What other motives do readers believe might account for the silence?

Comments

There appear to be people who will deliberately mine at a loss, specifically to avoid the collapse of the Bitcoin network, because they have a lot bet on it.

I'd point out that this has already apparently been happening regularly with the various forks with their backers subsidizing mining to try to get them going. This would be especially true for Bitcoin, because far more people have more at stake with Bitcoin than the forks. (And if somehow no one did it, someone could always create a 'fork' which merely set the difficulty down to somewhere feasible to kickstart the chain again.) Since my previous comment on this 'freeze' problem, I would note that big freezes still have not proven to be a serious problem even for scumy altcoins (aside from Bitcoin Cash where their problem was a seriously buggy difficulty adjustment - which still didn't kill it!).

Well, one can argue if you are hoping that eventually the mining won't be at a loss any more, then overall it's not at a loss. And all coins start with mining at a loss, of course. It's obviously not sustainable long term. One problem with it happening because of a price collapse is that as the miners who can't take the loss drop out, difficulty will eventually drop. Before it does, the network will be very slow. Once it drops, though, then suddenly all that equipment that was shut off turns on, and blocks start coming too fast -- and then difficulty rises again. It seems to me it could yo-yo.

I suspect you do not understand the underlying fundamentals. It has already hit 11K/coin again and is currently at $10300 as I write this email. I personally use BTC as a store of value or savings account. I made the decision to start doing this in 2012 based just on the fundamentals of the technology. People will agree something has value if it is truly limited in supply. U$D not so much. BTC will only have ever created 21000000 coins. BTC can not be inflated. U$D not so much. Janet Yellen does not seem to understand why pumping $780B in the monetary system in 2008 has not resulted in Inflation. Simple really, 98% of that went to 0.05% of the population and they are sitting on it. They are not using it to higher more people or pay the ones currently working in there enterprises more U$D so they can improve there standard of living. My Aunt left my kid $5K that sat in a "collage savings account" at Chase bank between 2010 and late 2013. On 10-21-13 I took the $5001.38 and put 5100 into my Bitstamp account at ~U$D630 / coin.
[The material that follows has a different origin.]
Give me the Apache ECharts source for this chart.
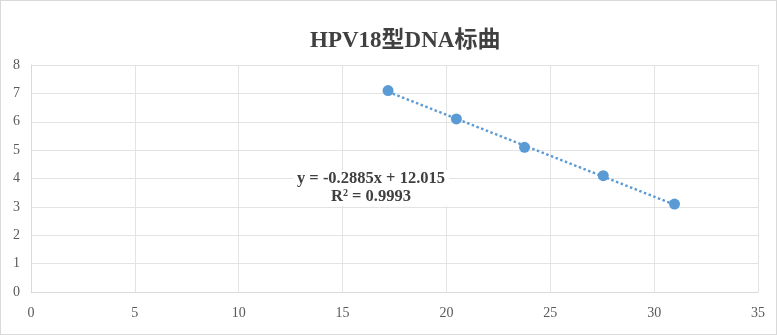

It is now worth > U$D81000! On March 12 2017 I put another U$D into BTC at ~U$D1200 / coin. By 3/25 BTC was down to U$D910/ coin. I just held it and that U$D30K is now worth >U$D250K! BTC can't be inflated. U$D, not so much. Where do you think is a better place to store you savings? U$D = mattress. As the BTC network of users and vendors increases the supply does so very slowly but will only do so until a total of 21M of them have been created and that is it. The demand will continue to go up. I suspect the one who wrote this post is now kicking him self for not #HOLDL !~). Just use it as your savings account. Kind of like Tape backup of your data. You can get it but it may take a few days. I have a friend who works at Kraken. He says they are registering up to 10K account / day! What it BitCoin? It is really the network of people using it. As all these people start to use BTC and place there limit sell orders at a given price because they have decided that is how much BTC they are willing to spend on something then when BTC hits that value it will sell. Meanwhile others will place there buy orders at some lower value and when it drops to that point it will back stop any big changes in value. This is what we saw shortly after it hit U$D11K / coin. With the now larger and quickly growing network of people using it, the value is going up and becoming more stable at the same time.
Start setting up your exchange account now. With all there people joining every day it could easily take over a week to get it tied to your fiat currency bank account. But once it is just treat it as your long term savings account and stash what ever savings you can as you can. In a few years you will have the ability to buy a house, even in SF if you start today.